Hand Over Everything
In the case that the Supreme Court reviewed, Damiana Ochoa took a maternity leave from her physically demanding job with the employer. When she sought to return, the company applied its standard rule of requiring a physical evaluation of everyone hired into that job or returning to it after more than 30 days.
Ochoa failed the evaluation three times and was subsequently terminated, leading her to file a charge of sex discrimination with the Equal Employment Opportunity (EEOC). As part of their investigation, the EEOC issued a relatively standard information request seeking the names, addresses, telephone numbers and other identifying information of every employee who had been required to undergo the evaluation. However, when they expanded the inquiry to cover the company’s entire national operations (and also to request information regarding possible age-based motivations), the company declined to respond, leading the EEOC to issue subpoenas for the requested information.

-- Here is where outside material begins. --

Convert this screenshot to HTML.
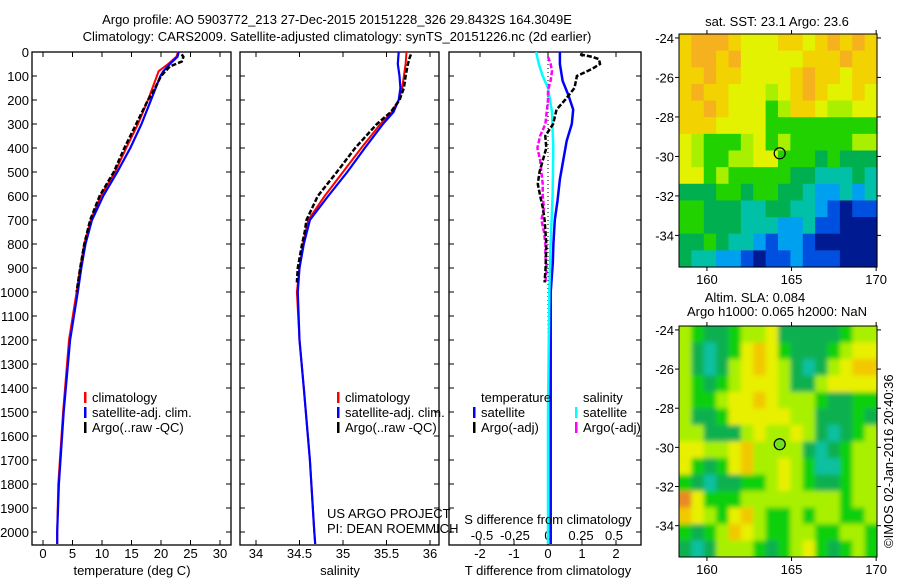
<!DOCTYPE html>
<html><head><meta charset="utf-8">
<style>
html,body{margin:0;padding:0;background:#fff;}
svg{display:block;font-family:"Liberation Sans",sans-serif;}
text{font-size:13px;fill:#000;}
</style></head>
<body>
<svg id="fig" width="900" height="580" viewBox="0 0 900 580" xmlns="http://www.w3.org/2000/svg">
<defs>
<filter id="blurSla" x="-5%" y="-5%" width="110%" height="110%"><feGaussianBlur stdDeviation="2.5"/></filter>
<clipPath id="clipSla"><rect x="679" y="326" width="198" height="231"/></clipPath>
</defs>
<text x="337" y="24" text-anchor="middle">Argo profile: AO 5903772_213 27-Dec-2015 20151228_326 29.8432S 164.3049E</text>
<text x="337" y="41" text-anchor="middle">Climatology: CARS2009. Satellite-adjusted climatology: synTS_20151226.nc (2d earlier)</text>
<g id="plots"></g>
<text x="132" y="575" text-anchor="middle">temperature (deg C)</text>
<text x="340" y="575" text-anchor="middle">salinity</text>
<text x="548" y="575" text-anchor="middle">T difference from climatology</text>
<text x="548" y="524" text-anchor="middle">S difference from climatology</text>
<text x="327" y="518">US ARGO PROJECT</text>
<text x="327" y="533">PI: DEAN ROEMMICH</text>
<text x="777" y="26" text-anchor="middle">sat. SST: 23.1 Argo: 23.6</text>
<text x="755" y="302" text-anchor="middle">Altim. SLA: 0.084</text>
<text x="777" y="316" text-anchor="middle">Argo h1000: 0.065 h2000: NaN</text>
<text x="0" y="0" transform="translate(893,548) rotate(-90)">©IMOS 02-Jan-2016 20:40:36</text>
</svg>
<script>
// ---- profile data ----
const climDepths=[0,20,50,80,100,200,300,400,500,600,700,800,900,1000,1200,1500,1800,2000,2050];
const tempClim=[22.9,22.6,21.2,19.6,19.3,17.8,16.1,14.1,12.2,9.8,8.1,7.0,6.3,5.7,4.4,3.4,2.6,2.4,2.4];
const tempSat=[23.0,22.8,21.5,20.4,19.9,18.3,16.7,14.8,12.6,10.2,8.3,7.2,6.5,5.9,4.6,3.5,2.7,2.4,2.4];
const argoTDepths=[10,20,40,60,100,150,200,300,400,500,600,700,800,900,1000];
const tempArgo=[23.5,23.8,23.5,21.5,20,19,17.8,15.8,13.8,12,9.6,8.0,7.0,6.3,5.7];
const salDepths=[0,50,100,150,200,250,300,400,500,600,700,800,900,1000,1200,1400,1700,2000,2050];
const salClim=[35.73,35.72,35.70,35.68,35.64,35.56,35.43,35.21,35.0,34.79,34.6,34.54,34.5,34.47,34.5,34.55,34.62,34.67,34.68];
const salSat=[35.64,35.63,35.65,35.66,35.64,35.58,35.46,35.25,35.05,34.83,34.62,34.55,34.5,34.48,34.5,34.55,34.62,34.67,34.68];
const argoSDepths=[10,30,60,100,150,200,250,300,400,500,600,700,750,800,900,960];
const salArgo=[35.78,35.76,35.74,35.72,35.70,35.65,35.55,35.39,35.14,34.93,34.71,34.58,34.56,34.53,34.48,34.47];
const dTSatDepths=[0,50,120,180,240,300,370,450,530,620,700,800,880,1000,1500,2000,2050];
const dTSat=[0.35,0.35,0.43,0.6,0.74,0.7,0.55,0.45,0.35,0.28,0.2,0.16,0.14,0.08,0.08,0.08,0.08];
const dSSatDepths=[0,50,100,150,250,400,600,800,1000,1500,2000,2050];
const dSSat=[-0.09,-0.07,-0.04,0,0.03,0.04,0.035,0.02,0.01,0,0,0];
const dTArgoDepths=[10,20,30,50,70,100,150,200,240,300,350,400,450,500,550,600,650,700,800,900,960];
const dTArgo=[0.94,1.3,1.5,1.53,1.3,0.85,0.78,0.5,0.25,0.15,-0.08,-0.05,-0.15,-0.25,-0.3,-0.23,-0.15,-0.1,-0.05,-0.07,-0.1];
const dSArgoDepths=[20,50,80,120,160,200,250,300,350,400,450,500,550,600,650,700,750,800,850,900,960];
const dSArgo=[0.0,0.02,0.03,0.02,0.0,0.0,-0.01,-0.02,-0.06,-0.08,-0.06,-0.05,-0.04,-0.04,-0.03,-0.05,-0.03,-0.02,-0.02,-0.01,-0.02];
const depthTicks=[0,100,200,300,400,500,600,700,800,900,1000,1100,1200,1300,1400,1500,1600,1700,1800,1900,2000];
const tempTicks=[0,5,10,15,20,25,30];
const salTicks=[34,34.5,35,35.5,36];
const salTickLabels=["34","34.5","35","35.5","36"];
const dTTicks=[-2,-1,0,1,2];
const dSTicks=[-0.5,-0.25,0,0.25,0.5];
const dSTickLabels=["-0.5","-0.25","0","0.25","0.5"];
// ---- map data (lat rows north->south, lon cols west->east) ----
const sstLegendColors=["#f5b21e","#f2d200","#e2f200","#a8f000","#22d200","#00b050","#00c0a8","#00a0f0","#0050e0","#001a92"];
const sstGrid=[
"1000122211210101","1001022222111011","1101122221011211","1011222321012212",
"1101222431123322","1112222444444444","2344432434444433","2344332244454555",
"2243444445566656","5554454455677676","4455566556678988","4455566677688999",
"5545667877899999","5667789887888999"];
const slaLegendColors=["#10c0a0","#10b050","#10d010","#a8f000","#e8f000","#f2c800","#e88a20"];
const slaGrid=[
"3211233411111233","3101245421112344","3101345431013455","3212344431134444",
"3223445433321122","3112444443311121","3311134334310123","4433453333101233",
"4212453343200233","2101122343211233","6422233333333233","5432453223233223",
"2123543223322332","1013332123421232"];
const mapLonMin=158.35,mapLonMax=170.05,mapLatMax=-23.8,mapLatMin=-35.6;
const lonTicks=[160,165,170];
const latTicks=[-24,-26,-28,-30,-32,-34];
const argoLon=164.3,argoLat=-29.84;

const NS="http://www.w3.org/2000/svg";
const root=document.getElementById('plots');
function mk(tag,attrs,parent){const e=document.createElementNS(NS,tag);for(const k in attrs)e.setAttribute(k,attrs[k]);(parent||root).appendChild(e);return e;}
const yTop=52,yPer=0.24,yBot=545;
function yD(d){return yTop+d*yPer;}

function panel(name,x0,x1,xf,ticks,labels,showDepth){
  const g=mk('g',{});
  
  
  const r=mk('rect',{x:x0,y:yTop,width:x1-x0,height:yBot-yTop,fill:'none',stroke:'#000','stroke-width':1.3},g);
  
  
  depthTicks.forEach(d=>{
    const y=yD(d);
    mk('line',{x1:x0,x2:x0+5,y1:y,y2:y,stroke:'#000'},g);
    mk('line',{x1:x1-5,x2:x1,y1:y,y2:y,stroke:'#000'},g);
    if(showDepth){const t=mk('text',{x:x0-3,y:y+5,'text-anchor':'end'},g);t.textContent=d;
      
      }
  });
  ticks.forEach((v,i)=>{
    const x=xf(v);
    mk('line',{x1:x,x2:x,y1:yBot,y2:yBot-5,stroke:'#000'},g);
    mk('line',{x1:x,x2:x,y1:yTop,y2:yTop+5,stroke:'#000'},g);
    if(labels){const t=mk('text',{x:x,y:558,'text-anchor':'middle'},g);t.textContent=labels[i];
      
      }
  });
  return g;
}
function line(name,depths,vals,xf,color,w,dash){
  const pts=depths.map((d,i)=>xf(vals[i]).toFixed(1)+','+yD(d).toFixed(1)).join(' ');
  const p=mk('polyline',{points:pts,fill:'none',stroke:color,'stroke-width':w});
  if(dash)p.setAttribute('stroke-dasharray',dash);
  
  
}
function legend(name,x,y,color,label){
  const m=mk('rect',{x:x,y:y-10,width:2.5,height:11,fill:color});
  
  
  const t=mk('text',{x:x+8,y:y});t.textContent=label;
  
  
}
// panel 1 temperature
const xT=v=>43+5.9*v;
panel('temperature-panel',32,231,xT,tempTicks,tempTicks.map(String),true);
line('temp-climatology-line',climDepths,tempClim,xT,'#f00',2);
line('temp-satellite-line',climDepths,tempSat,xT,'#00f',2.2);
line('temp-argo-line',argoTDepths,tempArgo,xT,'#000',2.5,'5,2');
legend('legend-climatology',84,402,'#f00','climatology');
legend('legend-satellite-adj',84,417,'#00f','satellite-adj. clim.');
legend('legend-argo',84,432,'#000','Argo(..raw -QC)');
// panel 2 salinity
const xS=v=>256+87*(v-34);
panel('salinity-panel',240,439,xS,salTicks,salTickLabels,false);
line('sal-climatology-line',salDepths,salClim,xS,'#f00',2);
line('sal-satellite-line',salDepths,salSat,xS,'#00f',2.2);
line('sal-argo-line',argoSDepths,salArgo,xS,'#000',2.5,'5,2');
legend('legend-climatology-2',337,402,'#f00','climatology');
legend('legend-satellite-adj-2',337,417,'#00f','satellite-adj. clim.');
legend('legend-argo-2',337,432,'#000','Argo(..raw -QC)');
// panel 3 differences
const xdT=v=>548+34*v, xdS=v=>548+132*v;
panel('difference-panel',449,641,xdT,dTTicks,dTTicks.map(String),false);
dSTicks.forEach((v,i)=>{const t=mk('text',{x:xdS(v),y:540,'text-anchor':'middle'});t.textContent=dSTickLabels[i];
  
  });
const zl=mk('line',{x1:xdT(0),x2:xdT(0),y1:yD(0),y2:yD(2055),stroke:'#000','stroke-dasharray':'1,3'});


line('dT-satellite-line',dTSatDepths,dTSat,xdT,'#00f',2.5);
line('dS-satellite-line',dSSatDepths,dSSat,xdS,'#0ff',2.5);
line('dS-argo-line',dSArgoDepths,dSArgo,xdS,'#f0f',2.5,'5,2');
line('dT-argo-line',dTArgoDepths,dTArgo,xdT,'#000',2.5,'5,2');
const lt=mk('text',{x:481,y:402});lt.textContent='temperature';


const ls=mk('text',{x:583,y:402});ls.textContent='salinity';


legend('legend-t-satellite',473,417,'#00f','satellite');
legend('legend-t-argo',473,432,'#000','Argo(-adj)');
legend('legend-s-satellite',575,417,'#0ff','satellite');
legend('legend-s-argo',575,432,'#f0f','Argo(-adj)');

// maps
function map(name,grid,colors,x0,y0,x1,y1,circleFill,blurId,clipId){
  const g=mk('g',{});
  
  
  let cg=g;
  if(blurId){
    const outer=mk('g',{'clip-path':'url(#'+clipId+')'},g);
    cg=mk('g',{filter:'url(#'+blurId+')'},outer);
  }
  const rows=grid.length, cols=grid[0].length;
  const cw=(x1-x0)/cols, ch=(y1-y0)/rows;
  grid.forEach((row,r)=>{for(let c=0;c<cols;c++){
    let rx=x0+c*cw, ry=y0+r*ch, w=cw+0.6, h=ch+0.6;
    if(blurId){ if(c===0){rx-=12;w+=12;} if(c===cols-1){w+=12;} if(r===0){ry-=12;h+=12;} if(r===rows-1){h+=12;} }
    const cell=mk('rect',{x:rx.toFixed(2),y:ry.toFixed(2),width:w.toFixed(2),height:h.toFixed(2),fill:colors[+row[c]]},cg);
    
    
  }});
  const fr=mk('rect',{x:x0,y:y0,width:x1-x0,height:y1-y0,fill:'none',stroke:'#000','stroke-width':1},g);
  
  
  const lx=v=>x0+(v-mapLonMin)/(mapLonMax-mapLonMin)*(x1-x0);
  const ly=v=>y0+(mapLatMax-v)/(mapLatMax-mapLatMin)*(y1-y0);
  lonTicks.forEach(v=>{const x=lx(v);
    mk('line',{x1:x,x2:x,y1:y1,y2:y1+4,stroke:'#000'},g);
    mk('line',{x1:x,x2:x,y1:y0,y2:y0-4,stroke:'#000'},g);
    const t=mk('text',{x:x,y:y1+17,'text-anchor':'middle'},g);t.textContent=v;
    
    });
  latTicks.forEach(v=>{const y=ly(v);
    mk('line',{x1:x0,x2:x0-4,y1:y,y2:y,stroke:'#000'},g);
    mk('line',{x1:x1,x2:x1+4,y1:y,y2:y,stroke:'#000'},g);
    const t=mk('text',{x:x0-5,y:y+5,'text-anchor':'end'},g);t.textContent=v;
    
    });
  const c=mk('circle',{cx:lx(argoLon),cy:ly(argoLat),r:5.5,fill:circleFill,stroke:'#000','stroke-width':1.2},g);
  
  
}
map('sst-map',sstGrid,sstLegendColors,679,34,877,267,'none');
map('sla-map',slaGrid,slaLegendColors,679,326,877,557,'#70e020','blurSla','clipSla');
</script>
</body></html>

Still, the company balked, leading the EEOC to file an action with the federal district court to enforce the subpoenas. The District Judge declined, finding that the requested information to be irrelevant to the claims since the employees whose addresses and phone numbers were sought would not have any insight into whether the company’s practices were or were not illegal. The Ninth Circuit Court of Appeals reversed, leading to an appeal to the Supreme Court seeking a ruling on the correct standard to apply in evaluating the legitimacy of an EEOC subpoena.
A High Bar is Set
The Supreme Court declared that an EEOC subpoena should always be enforced unless a court concludes that it was an abuse of their discretion to issue it in the first place. This abuse-of-discretion threshold is a very high bar to meet, and is consistent with what the Supreme Court has already deemed proper for the National Labor Relations Board (“NLRB”), another federal agency that issues subpoenas under similar circumstances.
The Supreme Court did, however, give employers a little breathing room on this issue. They ruled that the decision to enforce an EEOC subpoena is not to be decided according to precise or standardized rules of what is or is not an abuse of discretion. Instead, each subpoena must be reviewed on a case-by-case basis according to the particular circumstances of the case at hand, and employers will still get a shot at proving that the subpoena seeks irrelevant information, is excessively burdensome or in some other manner is completely inappropriate.
This was a disappointing decision for employer that will make defending EEOC charges more time-consuming and difficult.
Still, employers should continue trying to limit the scope of EEOC information requests through negotiation and compromise in the hope that the agency is not interested in receiving excessive information any more than you are in providing it.